I have the following 3 exemplary JSON log entries:

{
  hint_lists: [{
      "hint_list": ["Entity X with number 1 is unknown!", "Entity Y with number 2 is unknown!", "Entity Z with number 3 unkown!"]
    }, {
      "hint_list": ["Entity X with number 1 is unknown!", "Entity Y with number 2 is unknown!", "Entity Z with number 3 unkown!"]
    }
  ]
}

{
  hint_lists: [{
      "hint_list": ["Entity X with number 1 is unknown!", "Entity Y with number 2 is unknown!"]
    }, {
      "hint_list": ["Entity X with number 1 is unknown!", "Entity Y with number 2 is unknown!"]
    }
  ]
}

{
  hint_lists: [{
      "hint_list": ["Entity X with number 1 is unknown!"]
    }, {
      "hint_list": ["Entity X with number 1 is unknown!"]
    }
  ]
}

Now I want to create a histogram (unknown entity number -> count) in Kibana with the following result:

1: 6
2: 4
3: 2

How can I achieve that within Logstash and/or Kibana?

Best regards, s7ygian

I'm not entirely sure I follow, but if you're trying to extract the numeric value from your text fields, then run a histogram on that, it's going to be tricky.
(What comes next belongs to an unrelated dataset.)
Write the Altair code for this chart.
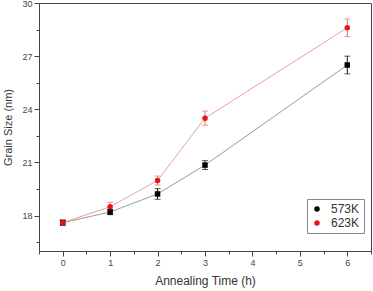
import altair as alt
import pandas as pd

times = [0, 1, 2, 3, 6]
size_573 = [17.6, 18.2, 19.22, 20.85, 26.5]
err_573 = [0.15, 0.15, 0.3, 0.25, 0.5]
size_623 = [17.6, 18.5, 19.98, 23.5, 28.6]
err_623 = [0.15, 0.25, 0.25, 0.4, 0.5]
series = ["573K", "623K"]

rows = []
for s, vals, errs in [("573K", size_573, err_573), ("623K", size_623, err_623)]:
    for t, v, e in zip(times, vals, errs):
        rows.append({"t": t, "size": v, "lo": v - e, "hi": v + e, "series": s})
df = pd.DataFrame(rows)

FONT = "Liberation Sans"
xvals = [x / 2 for x in range(-1, 14)]
yvals = [16.5 + 1.5 * i for i in range(0, 10)]

xaxis = alt.Axis(title="Annealing Time (h)", values=xvals, labelOverlap=False,
                 labelExpr="datum.value % 1 === 0 ? format(datum.value, 'd') : ''",
                 tickSize={"condition": {"test": "datum.value % 1 !== 0", "value": 3}, "value": 5},
                 grid=False, titleFontSize=12)
yaxis = alt.Axis(title="Grain Size (nm)", values=yvals, labelOverlap=False,
                 labelExpr="(datum.value - 18) % 3 === 0 ? format(datum.value, 'd') : ''",
                 tickSize={"condition": {"test": "(datum.value - 18) % 3 !== 0", "value": 3}, "value": 5},
                 grid=False)
xsc = alt.Scale(domain=[-0.5, 6.5], nice=False, zero=False)
ysc = alt.Scale(domain=[16, 30], nice=False, zero=False)

x = alt.X("t:Q", scale=xsc, axis=xaxis)
y = alt.Y("size:Q", scale=ysc, axis=yaxis)

base = alt.Chart(df)
lines = base.mark_line(strokeWidth=1).encode(
    x=x, y=y,
    color=alt.Color("series:N", scale=alt.Scale(domain=series, range=["#9a9a9a", "#e8a0a0"]), legend=None),
    detail="series:N")
errs = base.mark_errorbar(ticks=alt.MarkConfig(size=6), thickness=1).encode(
    x=x, y=alt.Y("lo:Q", scale=ysc, axis=yaxis), y2="hi:Q",
    color=alt.Color("series:N", scale=alt.Scale(domain=series, range=["#111111", "#e07070"]), legend=None))
points = base.mark_point(filled=True, size=30, opacity=1).encode(
    x=x, y=y,
    color=alt.Color("series:N", scale=alt.Scale(domain=series, range=["#000000", "#e8141b"]),
                    legend=alt.Legend(title=None, orient="none", legendX=268, legendY=196,
                                      strokeColor="#888888", padding=4, labelFontSize=12,
                                      labelFont=FONT, labelColor="#333333", symbolSize=30, rowPadding=2,
                                      labelOffset=8)),
    shape=alt.Shape("series:N", scale=alt.Scale(domain=series, range=["square", "circle"]), legend=None))

chart = alt.layer(lines, errs, points).resolve_scale(color="independent").properties(
    width=332, height=248,
    autosize=alt.AutoSizeParams(type="none"),
    padding={"left": 39, "top": 3, "right": 2, "bottom": 40},
).configure_view(stroke="#444444", strokeWidth=1).configure_axis(
    labelFont=FONT, titleFont=FONT, labelFontSize=9, titleFontSize=11,
    labelColor="#444444", titleColor="#333333", domainColor="#444444", tickColor="#444444",
    titleFontWeight="normal"
).configure_axisX(titlePadding=8).configure_axisY(titlePadding=8)

chart.save("out.html", embed_options={"renderer": "svg", "actions": False})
The easiest thing is to write the numbers as separate fields when the data is written. If you can't do that, you may be able to do something with scripted fields to do the extraction and then crunch some stats on that, but I'm not sure.

I also thought about extracting the count of every unknown entity into individual fields (e.g. unknown_1, unknown_2, unknown_3) per log entry. But how can I create the histogram mentioned above in Kibana out of these fields in the next step?

Note: The above log entries are only examples. There are about 100K entities with different entity numbers, all of which may be unknown once or several times in one or multiple log entries.

Maybe I'm misunderstanding what you're trying to do, but it sounds like a terms aggregation should get you the data you want.